* **SET TASK**:
Select the lines below containing the word "this".

* **ENTRIES SHOWN**:
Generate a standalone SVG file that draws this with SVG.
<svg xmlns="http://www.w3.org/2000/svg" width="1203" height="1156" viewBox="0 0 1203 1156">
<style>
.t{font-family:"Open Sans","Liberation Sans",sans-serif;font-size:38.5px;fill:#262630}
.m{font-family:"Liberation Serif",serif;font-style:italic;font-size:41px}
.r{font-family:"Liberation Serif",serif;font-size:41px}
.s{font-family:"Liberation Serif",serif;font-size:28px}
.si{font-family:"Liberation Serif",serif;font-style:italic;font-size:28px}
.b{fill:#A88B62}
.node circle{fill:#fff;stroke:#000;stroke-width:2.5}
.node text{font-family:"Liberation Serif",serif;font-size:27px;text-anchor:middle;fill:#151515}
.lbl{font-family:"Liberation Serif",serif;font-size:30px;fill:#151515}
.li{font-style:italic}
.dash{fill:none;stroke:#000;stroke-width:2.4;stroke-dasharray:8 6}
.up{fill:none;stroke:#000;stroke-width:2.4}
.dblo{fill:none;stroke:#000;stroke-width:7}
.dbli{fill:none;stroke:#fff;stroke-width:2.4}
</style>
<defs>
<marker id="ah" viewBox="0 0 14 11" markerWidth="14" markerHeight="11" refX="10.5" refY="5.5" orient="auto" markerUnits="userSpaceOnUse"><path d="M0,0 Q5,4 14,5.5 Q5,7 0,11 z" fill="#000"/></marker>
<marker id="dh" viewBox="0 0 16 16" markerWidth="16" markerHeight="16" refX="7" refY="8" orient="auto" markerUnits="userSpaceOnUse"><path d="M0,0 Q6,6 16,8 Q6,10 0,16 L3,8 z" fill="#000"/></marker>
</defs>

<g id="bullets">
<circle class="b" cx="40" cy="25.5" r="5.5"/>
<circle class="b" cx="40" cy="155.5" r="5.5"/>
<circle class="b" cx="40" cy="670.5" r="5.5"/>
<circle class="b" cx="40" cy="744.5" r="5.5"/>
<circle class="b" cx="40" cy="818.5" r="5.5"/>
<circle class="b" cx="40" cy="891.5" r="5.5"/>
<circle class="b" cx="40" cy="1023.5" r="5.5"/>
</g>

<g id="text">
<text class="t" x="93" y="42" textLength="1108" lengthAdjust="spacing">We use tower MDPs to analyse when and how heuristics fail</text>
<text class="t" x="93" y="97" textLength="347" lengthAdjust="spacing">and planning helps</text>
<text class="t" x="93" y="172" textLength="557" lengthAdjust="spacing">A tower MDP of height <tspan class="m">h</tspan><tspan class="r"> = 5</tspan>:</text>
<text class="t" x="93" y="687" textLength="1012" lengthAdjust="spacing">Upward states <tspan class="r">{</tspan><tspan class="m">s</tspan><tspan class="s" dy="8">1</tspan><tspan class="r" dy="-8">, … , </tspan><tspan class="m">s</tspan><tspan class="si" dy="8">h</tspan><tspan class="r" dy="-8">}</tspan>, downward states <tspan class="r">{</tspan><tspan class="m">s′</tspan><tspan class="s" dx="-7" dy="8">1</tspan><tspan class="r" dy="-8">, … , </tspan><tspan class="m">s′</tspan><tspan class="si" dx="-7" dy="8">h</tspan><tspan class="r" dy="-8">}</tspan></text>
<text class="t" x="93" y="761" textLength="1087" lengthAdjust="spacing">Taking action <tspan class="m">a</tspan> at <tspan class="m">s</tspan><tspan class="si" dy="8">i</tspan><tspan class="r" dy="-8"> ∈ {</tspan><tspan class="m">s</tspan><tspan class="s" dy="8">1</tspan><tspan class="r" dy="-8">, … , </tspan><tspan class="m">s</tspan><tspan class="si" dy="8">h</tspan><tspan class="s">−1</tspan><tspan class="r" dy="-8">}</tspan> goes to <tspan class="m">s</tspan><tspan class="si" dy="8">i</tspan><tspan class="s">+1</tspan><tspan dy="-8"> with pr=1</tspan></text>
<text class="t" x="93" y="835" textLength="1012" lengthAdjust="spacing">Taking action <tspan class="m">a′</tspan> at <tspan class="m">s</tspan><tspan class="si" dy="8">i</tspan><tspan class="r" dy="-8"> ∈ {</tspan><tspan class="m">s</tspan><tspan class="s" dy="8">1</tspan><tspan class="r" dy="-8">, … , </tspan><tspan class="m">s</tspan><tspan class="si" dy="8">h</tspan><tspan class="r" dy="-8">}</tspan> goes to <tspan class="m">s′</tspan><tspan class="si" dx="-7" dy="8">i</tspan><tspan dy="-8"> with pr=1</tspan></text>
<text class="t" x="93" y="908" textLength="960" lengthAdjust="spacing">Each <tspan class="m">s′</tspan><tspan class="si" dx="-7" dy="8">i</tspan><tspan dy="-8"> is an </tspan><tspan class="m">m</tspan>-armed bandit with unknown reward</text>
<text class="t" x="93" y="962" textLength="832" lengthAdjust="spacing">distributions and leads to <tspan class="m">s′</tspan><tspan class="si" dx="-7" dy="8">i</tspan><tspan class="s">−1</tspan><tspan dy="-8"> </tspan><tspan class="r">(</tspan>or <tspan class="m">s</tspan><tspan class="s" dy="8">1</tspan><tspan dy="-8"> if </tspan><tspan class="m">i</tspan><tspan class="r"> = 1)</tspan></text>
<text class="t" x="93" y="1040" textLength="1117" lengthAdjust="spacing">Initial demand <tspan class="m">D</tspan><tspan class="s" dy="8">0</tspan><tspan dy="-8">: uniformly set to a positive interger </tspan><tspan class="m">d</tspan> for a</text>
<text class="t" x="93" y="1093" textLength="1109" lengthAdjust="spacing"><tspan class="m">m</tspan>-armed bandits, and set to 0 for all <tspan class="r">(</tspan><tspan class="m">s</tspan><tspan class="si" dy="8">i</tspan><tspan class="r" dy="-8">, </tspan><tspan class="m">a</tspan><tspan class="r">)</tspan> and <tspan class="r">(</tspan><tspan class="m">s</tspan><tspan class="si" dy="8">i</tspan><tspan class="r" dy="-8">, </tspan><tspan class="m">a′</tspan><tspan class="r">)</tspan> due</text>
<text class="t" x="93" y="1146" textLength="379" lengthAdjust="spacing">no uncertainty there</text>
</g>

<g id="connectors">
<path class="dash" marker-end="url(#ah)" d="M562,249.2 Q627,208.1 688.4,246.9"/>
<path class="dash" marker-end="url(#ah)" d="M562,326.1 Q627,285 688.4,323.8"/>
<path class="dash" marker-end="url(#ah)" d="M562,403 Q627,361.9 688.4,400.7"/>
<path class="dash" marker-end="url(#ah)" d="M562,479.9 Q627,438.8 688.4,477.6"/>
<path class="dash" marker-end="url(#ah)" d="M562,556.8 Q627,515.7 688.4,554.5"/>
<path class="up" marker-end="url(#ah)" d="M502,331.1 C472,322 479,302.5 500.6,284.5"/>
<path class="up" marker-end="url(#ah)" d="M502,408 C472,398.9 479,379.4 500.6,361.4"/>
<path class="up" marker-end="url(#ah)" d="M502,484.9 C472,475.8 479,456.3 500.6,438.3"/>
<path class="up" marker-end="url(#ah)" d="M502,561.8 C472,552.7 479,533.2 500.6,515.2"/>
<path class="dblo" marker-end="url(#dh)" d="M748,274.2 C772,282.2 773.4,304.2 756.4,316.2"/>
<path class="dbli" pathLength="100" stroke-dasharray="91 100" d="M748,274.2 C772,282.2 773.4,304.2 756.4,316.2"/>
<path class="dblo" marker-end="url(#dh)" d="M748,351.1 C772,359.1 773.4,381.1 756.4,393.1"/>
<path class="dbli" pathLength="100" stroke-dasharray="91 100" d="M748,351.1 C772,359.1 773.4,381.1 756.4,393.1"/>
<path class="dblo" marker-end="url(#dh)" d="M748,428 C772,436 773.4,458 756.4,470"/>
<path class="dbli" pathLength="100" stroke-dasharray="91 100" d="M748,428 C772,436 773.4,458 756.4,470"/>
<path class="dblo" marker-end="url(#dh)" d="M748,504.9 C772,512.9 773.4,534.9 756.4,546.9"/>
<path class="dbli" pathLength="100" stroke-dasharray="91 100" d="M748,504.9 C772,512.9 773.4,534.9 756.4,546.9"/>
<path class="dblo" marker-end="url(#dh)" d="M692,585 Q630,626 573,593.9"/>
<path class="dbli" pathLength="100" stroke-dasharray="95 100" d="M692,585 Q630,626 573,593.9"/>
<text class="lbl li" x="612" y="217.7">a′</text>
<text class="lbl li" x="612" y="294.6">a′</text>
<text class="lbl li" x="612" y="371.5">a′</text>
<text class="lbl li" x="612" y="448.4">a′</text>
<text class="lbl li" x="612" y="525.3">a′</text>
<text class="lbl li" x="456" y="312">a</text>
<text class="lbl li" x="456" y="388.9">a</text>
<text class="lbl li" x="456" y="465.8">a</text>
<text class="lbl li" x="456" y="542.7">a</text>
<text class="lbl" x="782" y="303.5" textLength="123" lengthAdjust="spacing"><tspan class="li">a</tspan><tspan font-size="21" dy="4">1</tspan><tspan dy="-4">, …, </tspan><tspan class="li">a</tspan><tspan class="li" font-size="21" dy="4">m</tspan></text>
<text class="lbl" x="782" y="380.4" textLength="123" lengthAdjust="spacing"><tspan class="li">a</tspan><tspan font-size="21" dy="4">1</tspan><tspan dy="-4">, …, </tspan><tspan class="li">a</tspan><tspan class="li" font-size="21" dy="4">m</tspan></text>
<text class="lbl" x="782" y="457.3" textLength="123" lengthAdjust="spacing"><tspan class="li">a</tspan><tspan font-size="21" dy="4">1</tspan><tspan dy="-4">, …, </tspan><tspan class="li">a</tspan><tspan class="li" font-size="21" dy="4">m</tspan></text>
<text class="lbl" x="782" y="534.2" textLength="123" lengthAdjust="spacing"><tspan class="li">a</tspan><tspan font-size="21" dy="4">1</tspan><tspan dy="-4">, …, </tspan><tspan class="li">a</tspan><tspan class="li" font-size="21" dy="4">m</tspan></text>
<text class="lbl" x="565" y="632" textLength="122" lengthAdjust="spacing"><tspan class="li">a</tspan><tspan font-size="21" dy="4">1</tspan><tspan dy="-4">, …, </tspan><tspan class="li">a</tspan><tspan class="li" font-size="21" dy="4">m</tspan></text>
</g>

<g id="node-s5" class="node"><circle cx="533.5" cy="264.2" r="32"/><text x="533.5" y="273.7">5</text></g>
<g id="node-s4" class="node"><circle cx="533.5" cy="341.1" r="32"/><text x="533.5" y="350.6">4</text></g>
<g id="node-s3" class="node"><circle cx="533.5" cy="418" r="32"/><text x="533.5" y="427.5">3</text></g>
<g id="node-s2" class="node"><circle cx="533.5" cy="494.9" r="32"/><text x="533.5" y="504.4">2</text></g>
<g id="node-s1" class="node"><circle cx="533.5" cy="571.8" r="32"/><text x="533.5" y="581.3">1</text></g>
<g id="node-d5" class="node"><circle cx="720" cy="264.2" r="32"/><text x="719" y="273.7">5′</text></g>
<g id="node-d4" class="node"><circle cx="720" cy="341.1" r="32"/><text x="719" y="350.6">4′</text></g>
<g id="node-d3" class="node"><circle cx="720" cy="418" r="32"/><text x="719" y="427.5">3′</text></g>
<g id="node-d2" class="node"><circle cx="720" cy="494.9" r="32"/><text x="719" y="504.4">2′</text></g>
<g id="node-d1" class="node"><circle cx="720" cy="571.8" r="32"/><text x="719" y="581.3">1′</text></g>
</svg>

...

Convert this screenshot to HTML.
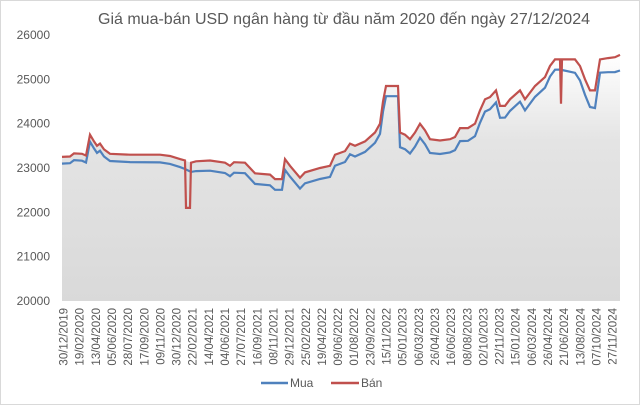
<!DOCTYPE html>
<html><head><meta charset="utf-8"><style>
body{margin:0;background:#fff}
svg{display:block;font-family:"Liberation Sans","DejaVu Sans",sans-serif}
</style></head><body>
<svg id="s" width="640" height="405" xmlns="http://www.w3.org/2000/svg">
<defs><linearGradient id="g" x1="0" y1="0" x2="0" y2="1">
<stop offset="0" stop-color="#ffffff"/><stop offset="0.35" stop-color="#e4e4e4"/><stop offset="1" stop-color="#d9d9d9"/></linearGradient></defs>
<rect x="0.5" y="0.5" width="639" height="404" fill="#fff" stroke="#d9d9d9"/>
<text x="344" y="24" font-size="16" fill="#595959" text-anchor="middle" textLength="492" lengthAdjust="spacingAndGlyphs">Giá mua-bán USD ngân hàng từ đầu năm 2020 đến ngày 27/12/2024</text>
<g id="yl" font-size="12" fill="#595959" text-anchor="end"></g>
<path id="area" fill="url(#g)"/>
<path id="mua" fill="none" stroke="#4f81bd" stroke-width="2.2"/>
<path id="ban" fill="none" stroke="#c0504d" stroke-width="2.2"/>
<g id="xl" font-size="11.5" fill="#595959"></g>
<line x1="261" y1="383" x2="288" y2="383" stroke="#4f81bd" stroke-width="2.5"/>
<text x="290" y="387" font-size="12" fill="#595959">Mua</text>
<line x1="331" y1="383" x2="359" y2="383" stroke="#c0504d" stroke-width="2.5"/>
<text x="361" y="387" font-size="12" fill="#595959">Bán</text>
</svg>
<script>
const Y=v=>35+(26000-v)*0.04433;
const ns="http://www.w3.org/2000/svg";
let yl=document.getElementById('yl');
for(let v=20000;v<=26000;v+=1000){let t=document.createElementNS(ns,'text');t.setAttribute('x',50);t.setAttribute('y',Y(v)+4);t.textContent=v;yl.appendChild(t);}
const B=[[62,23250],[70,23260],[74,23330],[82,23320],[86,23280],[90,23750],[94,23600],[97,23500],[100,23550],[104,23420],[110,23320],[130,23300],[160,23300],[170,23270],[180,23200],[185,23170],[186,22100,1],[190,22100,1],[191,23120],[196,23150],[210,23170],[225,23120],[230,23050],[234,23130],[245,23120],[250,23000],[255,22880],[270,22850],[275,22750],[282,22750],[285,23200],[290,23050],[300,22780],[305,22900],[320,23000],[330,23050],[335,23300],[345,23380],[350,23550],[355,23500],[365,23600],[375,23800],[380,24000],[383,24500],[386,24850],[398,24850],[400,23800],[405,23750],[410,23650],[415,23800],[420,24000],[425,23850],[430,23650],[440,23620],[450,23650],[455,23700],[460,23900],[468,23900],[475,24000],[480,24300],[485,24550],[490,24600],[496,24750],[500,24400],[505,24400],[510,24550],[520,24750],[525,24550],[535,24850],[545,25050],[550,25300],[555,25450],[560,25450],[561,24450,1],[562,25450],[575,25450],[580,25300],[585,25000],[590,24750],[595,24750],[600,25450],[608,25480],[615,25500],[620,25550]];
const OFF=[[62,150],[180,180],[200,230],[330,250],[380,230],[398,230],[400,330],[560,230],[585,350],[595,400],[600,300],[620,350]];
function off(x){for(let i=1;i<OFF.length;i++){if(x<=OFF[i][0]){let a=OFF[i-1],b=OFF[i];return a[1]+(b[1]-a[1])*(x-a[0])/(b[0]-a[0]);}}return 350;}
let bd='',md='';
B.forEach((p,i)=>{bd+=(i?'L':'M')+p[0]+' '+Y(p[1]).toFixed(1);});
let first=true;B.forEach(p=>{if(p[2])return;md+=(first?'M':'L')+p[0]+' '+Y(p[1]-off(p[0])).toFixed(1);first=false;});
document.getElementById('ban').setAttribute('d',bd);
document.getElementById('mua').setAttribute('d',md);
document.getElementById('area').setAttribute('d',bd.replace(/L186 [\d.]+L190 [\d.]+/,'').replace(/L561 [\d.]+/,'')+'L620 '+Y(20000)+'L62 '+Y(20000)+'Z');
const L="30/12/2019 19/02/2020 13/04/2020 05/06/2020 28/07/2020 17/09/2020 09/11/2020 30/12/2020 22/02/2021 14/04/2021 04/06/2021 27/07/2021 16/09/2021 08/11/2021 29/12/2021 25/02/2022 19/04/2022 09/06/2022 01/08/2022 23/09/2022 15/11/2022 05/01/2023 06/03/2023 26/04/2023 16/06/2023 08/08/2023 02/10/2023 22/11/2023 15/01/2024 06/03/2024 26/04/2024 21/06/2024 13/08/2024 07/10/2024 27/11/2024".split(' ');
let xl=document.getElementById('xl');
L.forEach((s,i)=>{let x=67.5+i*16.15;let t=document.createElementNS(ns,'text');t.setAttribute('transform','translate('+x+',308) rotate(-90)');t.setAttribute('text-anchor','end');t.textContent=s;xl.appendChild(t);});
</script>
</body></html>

...

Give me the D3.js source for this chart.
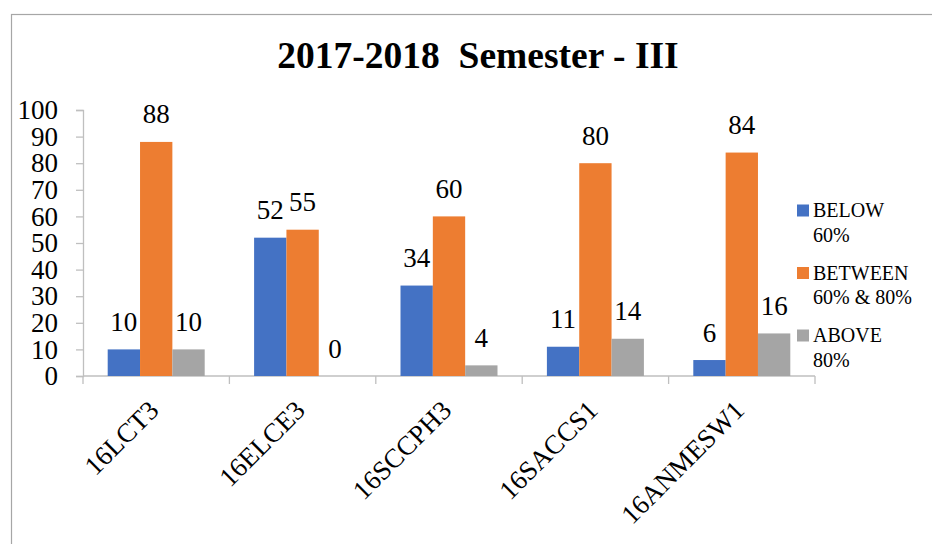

* **EXERCISE OUTPUT**:
Generate a standalone SVG file that draws this with SVG.
Convert this screenshot to HTML.
Give me the D3.js source for this chart.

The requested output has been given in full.